3
votes

I am doing the text categorization machine learning problem using Naive Bayes. I have each word as a feature. I have been able to implement it and I am getting good accuracy.

Is it possible for me to use tuples of words as features?

For example, if there are two classes, Politics and sports. The word called government might appear in both of them. However, in politics I can have a tuple (government, democracy) whereas in the class sports I can have a tuple (government, sportsman). So, if a new text article comes in which is politics, the probability of the tuple (government, democracy) has more probability than the tuple (government, sportsman).

I am asking this is because by doing this am I violating the independence assumption of the Naive Bayes problem, because I am considering single words as features too.

Also, I am thinking of adding weights to features.

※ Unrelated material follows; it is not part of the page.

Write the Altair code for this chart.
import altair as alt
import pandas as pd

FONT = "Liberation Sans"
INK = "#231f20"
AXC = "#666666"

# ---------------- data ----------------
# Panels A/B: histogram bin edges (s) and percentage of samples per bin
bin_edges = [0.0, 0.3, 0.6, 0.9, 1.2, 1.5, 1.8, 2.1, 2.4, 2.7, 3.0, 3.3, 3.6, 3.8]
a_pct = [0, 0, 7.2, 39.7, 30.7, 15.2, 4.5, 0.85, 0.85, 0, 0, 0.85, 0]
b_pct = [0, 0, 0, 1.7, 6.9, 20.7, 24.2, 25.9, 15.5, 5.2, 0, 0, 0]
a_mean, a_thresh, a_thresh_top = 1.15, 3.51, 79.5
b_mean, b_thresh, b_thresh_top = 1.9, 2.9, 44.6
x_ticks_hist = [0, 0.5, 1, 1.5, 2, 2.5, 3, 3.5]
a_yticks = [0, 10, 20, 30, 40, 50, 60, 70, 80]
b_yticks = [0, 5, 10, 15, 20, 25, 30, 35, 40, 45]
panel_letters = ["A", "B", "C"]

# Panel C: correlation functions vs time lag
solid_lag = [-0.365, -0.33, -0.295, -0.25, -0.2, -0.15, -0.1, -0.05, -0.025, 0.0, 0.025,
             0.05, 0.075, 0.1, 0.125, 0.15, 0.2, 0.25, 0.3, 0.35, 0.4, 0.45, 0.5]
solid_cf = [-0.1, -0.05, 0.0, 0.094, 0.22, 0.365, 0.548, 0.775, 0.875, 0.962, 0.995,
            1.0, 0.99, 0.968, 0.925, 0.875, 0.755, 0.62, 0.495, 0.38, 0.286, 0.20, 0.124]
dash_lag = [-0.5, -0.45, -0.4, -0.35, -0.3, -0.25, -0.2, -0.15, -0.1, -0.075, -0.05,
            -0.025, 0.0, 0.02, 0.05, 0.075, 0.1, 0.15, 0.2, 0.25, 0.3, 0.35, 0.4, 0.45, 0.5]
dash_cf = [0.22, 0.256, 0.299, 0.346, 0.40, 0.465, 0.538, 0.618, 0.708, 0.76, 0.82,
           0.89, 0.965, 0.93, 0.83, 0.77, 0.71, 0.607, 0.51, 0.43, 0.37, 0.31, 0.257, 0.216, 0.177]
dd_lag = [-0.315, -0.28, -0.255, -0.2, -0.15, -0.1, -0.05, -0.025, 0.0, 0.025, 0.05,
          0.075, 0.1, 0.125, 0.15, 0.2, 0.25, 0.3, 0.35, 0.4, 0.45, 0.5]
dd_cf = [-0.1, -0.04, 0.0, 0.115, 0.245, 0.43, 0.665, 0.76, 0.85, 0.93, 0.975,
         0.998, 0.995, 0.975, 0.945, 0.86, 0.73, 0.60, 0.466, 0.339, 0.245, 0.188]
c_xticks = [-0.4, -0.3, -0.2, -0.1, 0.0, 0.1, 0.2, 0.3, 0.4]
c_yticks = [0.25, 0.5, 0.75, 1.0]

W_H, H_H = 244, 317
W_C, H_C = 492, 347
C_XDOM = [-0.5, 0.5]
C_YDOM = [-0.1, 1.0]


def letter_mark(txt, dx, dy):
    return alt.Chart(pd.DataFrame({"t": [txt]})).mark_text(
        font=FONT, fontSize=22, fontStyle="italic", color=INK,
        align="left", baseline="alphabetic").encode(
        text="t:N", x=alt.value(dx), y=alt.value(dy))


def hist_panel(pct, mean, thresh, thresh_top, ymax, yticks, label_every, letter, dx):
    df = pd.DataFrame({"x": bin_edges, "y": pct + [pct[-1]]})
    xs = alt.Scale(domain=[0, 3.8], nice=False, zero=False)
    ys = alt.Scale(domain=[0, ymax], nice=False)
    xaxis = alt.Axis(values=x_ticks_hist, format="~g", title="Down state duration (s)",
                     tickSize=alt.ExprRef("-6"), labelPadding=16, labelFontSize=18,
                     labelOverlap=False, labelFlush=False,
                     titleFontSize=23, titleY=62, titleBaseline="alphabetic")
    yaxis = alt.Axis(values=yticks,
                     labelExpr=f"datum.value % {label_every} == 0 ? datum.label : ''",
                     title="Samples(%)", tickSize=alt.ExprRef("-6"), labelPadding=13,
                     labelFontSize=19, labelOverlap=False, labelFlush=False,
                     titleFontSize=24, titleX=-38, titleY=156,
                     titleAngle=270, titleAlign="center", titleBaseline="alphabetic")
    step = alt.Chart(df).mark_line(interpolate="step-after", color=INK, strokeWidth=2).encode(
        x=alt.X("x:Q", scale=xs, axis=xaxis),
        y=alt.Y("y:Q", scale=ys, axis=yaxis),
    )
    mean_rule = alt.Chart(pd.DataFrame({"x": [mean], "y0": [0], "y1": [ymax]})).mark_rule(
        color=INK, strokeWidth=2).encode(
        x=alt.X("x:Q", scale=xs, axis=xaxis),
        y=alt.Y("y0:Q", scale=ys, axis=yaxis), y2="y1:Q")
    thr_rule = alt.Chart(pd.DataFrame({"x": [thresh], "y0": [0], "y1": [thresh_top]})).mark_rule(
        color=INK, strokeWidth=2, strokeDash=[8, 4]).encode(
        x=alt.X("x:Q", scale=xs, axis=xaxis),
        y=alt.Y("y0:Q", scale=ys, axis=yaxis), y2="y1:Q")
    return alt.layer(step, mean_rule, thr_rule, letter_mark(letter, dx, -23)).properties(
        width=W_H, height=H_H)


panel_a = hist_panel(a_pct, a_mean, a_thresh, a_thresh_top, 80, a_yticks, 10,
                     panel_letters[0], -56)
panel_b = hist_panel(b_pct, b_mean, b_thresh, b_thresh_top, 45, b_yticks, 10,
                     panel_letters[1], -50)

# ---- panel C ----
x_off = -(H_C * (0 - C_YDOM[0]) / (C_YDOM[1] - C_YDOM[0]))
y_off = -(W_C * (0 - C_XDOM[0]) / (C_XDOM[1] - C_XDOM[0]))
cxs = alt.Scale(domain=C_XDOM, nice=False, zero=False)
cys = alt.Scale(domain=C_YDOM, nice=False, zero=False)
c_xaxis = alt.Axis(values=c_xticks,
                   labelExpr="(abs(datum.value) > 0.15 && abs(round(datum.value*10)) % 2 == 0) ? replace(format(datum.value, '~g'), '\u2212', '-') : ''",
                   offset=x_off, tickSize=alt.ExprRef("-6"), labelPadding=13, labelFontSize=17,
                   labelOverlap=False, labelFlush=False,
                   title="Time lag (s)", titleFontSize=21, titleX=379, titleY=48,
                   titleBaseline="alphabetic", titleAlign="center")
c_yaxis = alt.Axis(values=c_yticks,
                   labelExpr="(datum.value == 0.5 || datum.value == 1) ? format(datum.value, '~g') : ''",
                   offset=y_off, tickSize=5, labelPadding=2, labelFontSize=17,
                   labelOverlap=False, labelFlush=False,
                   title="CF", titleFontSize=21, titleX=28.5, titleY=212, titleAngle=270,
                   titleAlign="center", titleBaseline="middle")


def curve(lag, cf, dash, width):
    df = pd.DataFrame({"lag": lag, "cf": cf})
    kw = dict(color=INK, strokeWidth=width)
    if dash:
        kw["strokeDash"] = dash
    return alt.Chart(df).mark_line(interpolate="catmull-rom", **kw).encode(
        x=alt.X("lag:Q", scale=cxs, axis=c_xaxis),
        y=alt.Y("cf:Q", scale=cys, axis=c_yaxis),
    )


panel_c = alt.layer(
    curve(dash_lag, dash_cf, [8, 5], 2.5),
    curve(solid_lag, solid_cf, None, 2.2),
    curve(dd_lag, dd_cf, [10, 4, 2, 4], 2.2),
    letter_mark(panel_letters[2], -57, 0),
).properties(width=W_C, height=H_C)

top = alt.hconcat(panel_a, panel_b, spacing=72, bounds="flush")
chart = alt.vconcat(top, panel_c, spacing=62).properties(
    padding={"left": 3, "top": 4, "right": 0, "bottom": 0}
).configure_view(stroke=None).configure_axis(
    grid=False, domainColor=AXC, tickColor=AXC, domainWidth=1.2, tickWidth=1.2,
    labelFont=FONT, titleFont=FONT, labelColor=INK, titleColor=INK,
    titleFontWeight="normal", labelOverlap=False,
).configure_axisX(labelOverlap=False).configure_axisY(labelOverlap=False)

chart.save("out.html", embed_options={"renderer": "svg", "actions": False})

For example, a 3-tuple feature will have less weight than a 4-tuple feature.

Theoretically, are these two approaches not changing the independence assumptions on the Naive Bayes classifier? Also, I have not started with the approach I mentioned yet but will this improve the accuracy? I think the accuracy might not improve but the amount of training data required to get the same accuracy would be less.

2

2 Answers

5
votes

Even without adding bigrams, real documents already violate the independence assumption. Conditioned on having Obama in a document, President is much more likely to appear. Nonetheless, naive bayes still does a decent job at classification, even if the probability estimates it gives are hopelessly off. So I recommend that you go on and add more complex features to your classifier and see if they improve accuracy.

If you get the same accuracy with less data, that is basically equivalent to getting better accuracy with the same amount of data.

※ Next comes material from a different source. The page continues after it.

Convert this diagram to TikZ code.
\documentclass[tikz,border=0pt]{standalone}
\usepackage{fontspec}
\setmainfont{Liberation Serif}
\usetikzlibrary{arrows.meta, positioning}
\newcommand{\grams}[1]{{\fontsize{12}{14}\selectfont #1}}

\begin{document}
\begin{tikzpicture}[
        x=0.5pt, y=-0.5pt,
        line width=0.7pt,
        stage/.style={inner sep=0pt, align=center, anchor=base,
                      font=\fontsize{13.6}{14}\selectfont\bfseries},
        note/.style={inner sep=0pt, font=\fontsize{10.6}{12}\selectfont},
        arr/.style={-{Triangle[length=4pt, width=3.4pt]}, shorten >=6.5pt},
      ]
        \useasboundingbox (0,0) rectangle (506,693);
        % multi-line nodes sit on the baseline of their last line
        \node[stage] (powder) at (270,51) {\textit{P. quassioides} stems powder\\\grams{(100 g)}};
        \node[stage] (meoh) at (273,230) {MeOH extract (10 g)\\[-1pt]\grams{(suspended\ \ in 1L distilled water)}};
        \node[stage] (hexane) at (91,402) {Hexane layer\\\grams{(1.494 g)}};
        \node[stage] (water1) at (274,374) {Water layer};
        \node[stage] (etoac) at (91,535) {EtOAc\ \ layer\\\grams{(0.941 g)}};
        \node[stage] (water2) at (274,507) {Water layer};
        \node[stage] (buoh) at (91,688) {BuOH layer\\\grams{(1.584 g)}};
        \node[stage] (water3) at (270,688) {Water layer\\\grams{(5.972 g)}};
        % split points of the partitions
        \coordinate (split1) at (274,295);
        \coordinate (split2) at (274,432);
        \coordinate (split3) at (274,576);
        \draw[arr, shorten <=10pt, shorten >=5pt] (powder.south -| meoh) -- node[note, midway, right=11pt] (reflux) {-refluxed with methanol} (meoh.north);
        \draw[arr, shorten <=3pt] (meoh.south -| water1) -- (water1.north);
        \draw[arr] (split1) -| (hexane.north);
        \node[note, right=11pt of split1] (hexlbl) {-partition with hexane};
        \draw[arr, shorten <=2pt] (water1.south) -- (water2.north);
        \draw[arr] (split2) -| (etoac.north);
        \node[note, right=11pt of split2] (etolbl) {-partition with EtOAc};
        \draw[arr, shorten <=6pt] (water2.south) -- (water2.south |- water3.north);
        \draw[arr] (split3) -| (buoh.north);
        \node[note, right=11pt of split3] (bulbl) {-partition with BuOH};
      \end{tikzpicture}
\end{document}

On the other hand, using simpler, more common features works better as you decrease the amount of data. If you try to fit too many parameters to too little data, you tend to overfit badly.

But the bottom line is to try it and see.

2
votes

No, from a theoretical viewpoint, you are not changing the independence assumption. You are simply creating a modified (or new) sample space. In general, once you start using higher n-grams as events in your sample space, data sparsity becomes a problem. I think using tuples will lead to the same issue. You will probably need more training data, not less. You will probably also have to give a little more thought to the type of smoothing you use. Simple Laplace smoothing may not be ideal.

Most important point, I think, is this: whatever classifier you are using, the features are highly dependent on the domain (and sometimes even the dataset). For example, if you are classifying sentiment of texts based on movie reviews, using only unigrams may seem to be counterintuitive, but they perform better than using only adjectives. On the other hand, for twitter datasets, a combination of unigrams and bigrams were found to be good, but higher n-grams were not useful. Based on such reports (ref. Pang and Lee, Opinion mining and Sentiment Analysis), I think using longer tuples will show similar results, since, after all, tuples of words are simply points in a higher-dimensional space. The basic algorithm behaves the same way.